I openly said that in all modern countries of the world, where press companies have budgets and capitals in billions of dollars, only independent and well-established newspapers prevailed and flourished. First of all, any institutionalization of a newspaper would most probably lead to a better economic stand because all financial and administrative affairs would be handled appropriately.
Secondly, an institutionalized newspaper will gain the trust of the advertisers and readers as they would understand that it is a newspaper founded to stay as it was a strong and solid basis and wide reputation that puts it in a high-ranking position among other newspapers.
Unfortunately, Yemen is full of newspapers that are not well-run and managed. Their material and news reports are not well edited and the overall quality is low. The main reason for that is because they are not institutionalized. This explains why some newspapers claim that they reduced their pages due to economic hardships.
Being institutionalized will also open the way to become more productive and producing high quality printout of the newspaper. This will consequently lead to better revenues from advertisements, especially if the newspaper is of independent, i.e., not biased to government or opposition or any party. The increase in advertisements and the number of pages and articles in any newspaper is an indication of its large circulation, reputation, and high-ranking position in the market. Hence, advertisers who compare the newspaper with others who imitate it and which include less articles and have less pages, or which are biased would definitely choose the first.
On the other hand, the increase in advertisements in the newspaper will generate more revenue.

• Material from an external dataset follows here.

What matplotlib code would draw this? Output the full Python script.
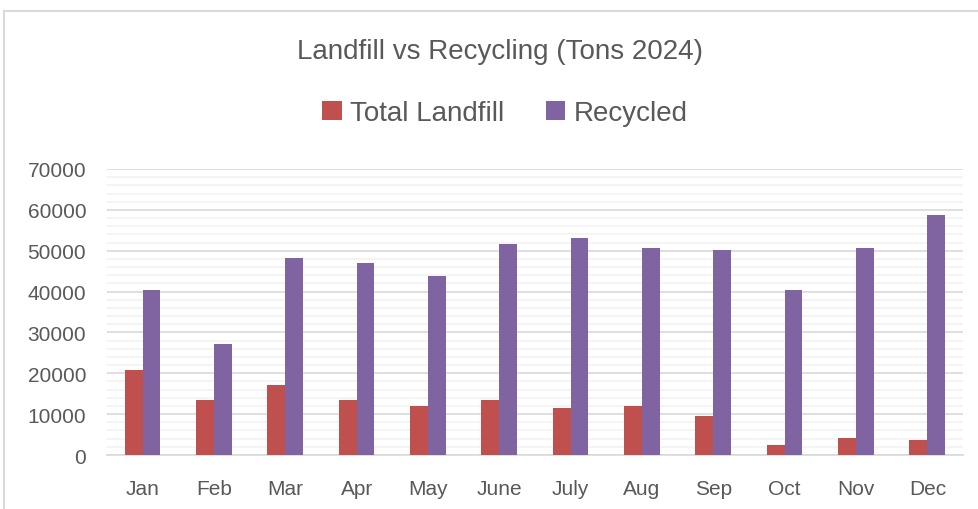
import numpy as np
import matplotlib
matplotlib.use('Agg')
import matplotlib.pyplot as plt
from matplotlib.ticker import MultipleLocator
from matplotlib.patches import Rectangle

# Data
months = ['Jan', 'Feb', 'Mar', 'Apr', 'May', 'June', 'July', 'Aug', 'Sep', 'Oct', 'Nov', 'Dec']
landfill = [20900, 13550, 17250, 13550, 12100, 13550, 11450, 12000, 9600, 2550, 4200, 3600]
recycled = [40300, 27100, 48200, 47100, 43800, 51700, 53200, 50700, 50250, 40400, 50550, 58750]

plt.rcParams['font.family'] = ['Liberation Sans Narrow', 'Liberation Sans', 'DejaVu Sans']

fig = plt.figure(figsize=(9.79, 5.10), dpi=100)
ax = fig.add_axes([107 / 979, 1 - 456 / 510, (963 - 107) / 979, (456 - 170) / 510])

# chart area border
fig.patches.append(Rectangle((4 / 979, -0.1), 1.2, 1 - 12 / 510 + 0.1, transform=fig.transFigure,
                             fill=False, edgecolor='#d9d9d9', linewidth=1.5))

x = np.arange(len(months))
w = 0.25
ax.bar(x - w / 2, landfill, w, color='#C0504D', label='Total Landfill', zorder=3)
ax.bar(x + w / 2, recycled, w, color='#8064A2', label='Recycled', zorder=3)

ax.set_xlim(-0.5, len(months) - 0.5)
ax.set_ylim(0, 70000)
ax.yaxis.set_major_locator(MultipleLocator(10000))
ax.yaxis.set_minor_locator(MultipleLocator(2000))
ax.grid(axis='y', which='major', color='#d9d9d9', linewidth=1.2, zorder=0)
ax.grid(axis='y', which='minor', color='#f2f2f2', linewidth=1.2, zorder=0)
for s in ['top', 'right', 'left']:
    ax.spines[s].set_visible(False)
ax.spines['bottom'].set_color('#d9d9d9')
ax.spines['bottom'].set_linewidth(1.2)

ax.set_xticks(x)
ax.set_xticklabels(months)
ax.tick_params(axis='both', which='both', length=0, labelsize=15, colors='#595959')
ax.tick_params(axis='x', pad=17)
ax.tick_params(axis='y', pad=15)

fig.text(500 / 979, 1 - 52 / 510, 'Landfill vs Recycling (Tons 2024)', ha='center', va='center',
         fontsize=20, color='#595959')
fig.legend(loc='center', bbox_to_anchor=(505 / 979, 1 - 114 / 510), ncol=2, frameon=False,
           fontsize=20, labelcolor='#595959', handlelength=0.7, handleheight=0.7,
           handletextpad=0.3, columnspacing=1.5)

fig.savefig('out.png', dpi=100)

The income that comes into any newspaper should always be used to cover the expenses of running the newspaper adequately based on a set budget, and the surplus should be used to enhance productivity, add supplements, add qualified employees, increase circulation, and other issues.
This step should be understood as an investment because money that is put to enhance the newspaper will definitely lead to its prosperity in the long run. The extra revenue will also reflect itself in an increase of the income of the newspaper’s staff leading to a better working conditions and better productivity.
In Yemen, there are a few newspapers that are considered somewhat institutionalized, and we are proud to say that Yemen Times is among them.
However, those newspapers should never think that they are in a position in which they should stop at that certain point. They should continue to flourish and develop in all means possible.
We still have a long, very long way until we realize the true meaning and benefit of institutionalizing the press in Yemen. But only when most of the newspapers in Yemen are institutionalized, will Yemeni newspapers be able to compete on a regional level.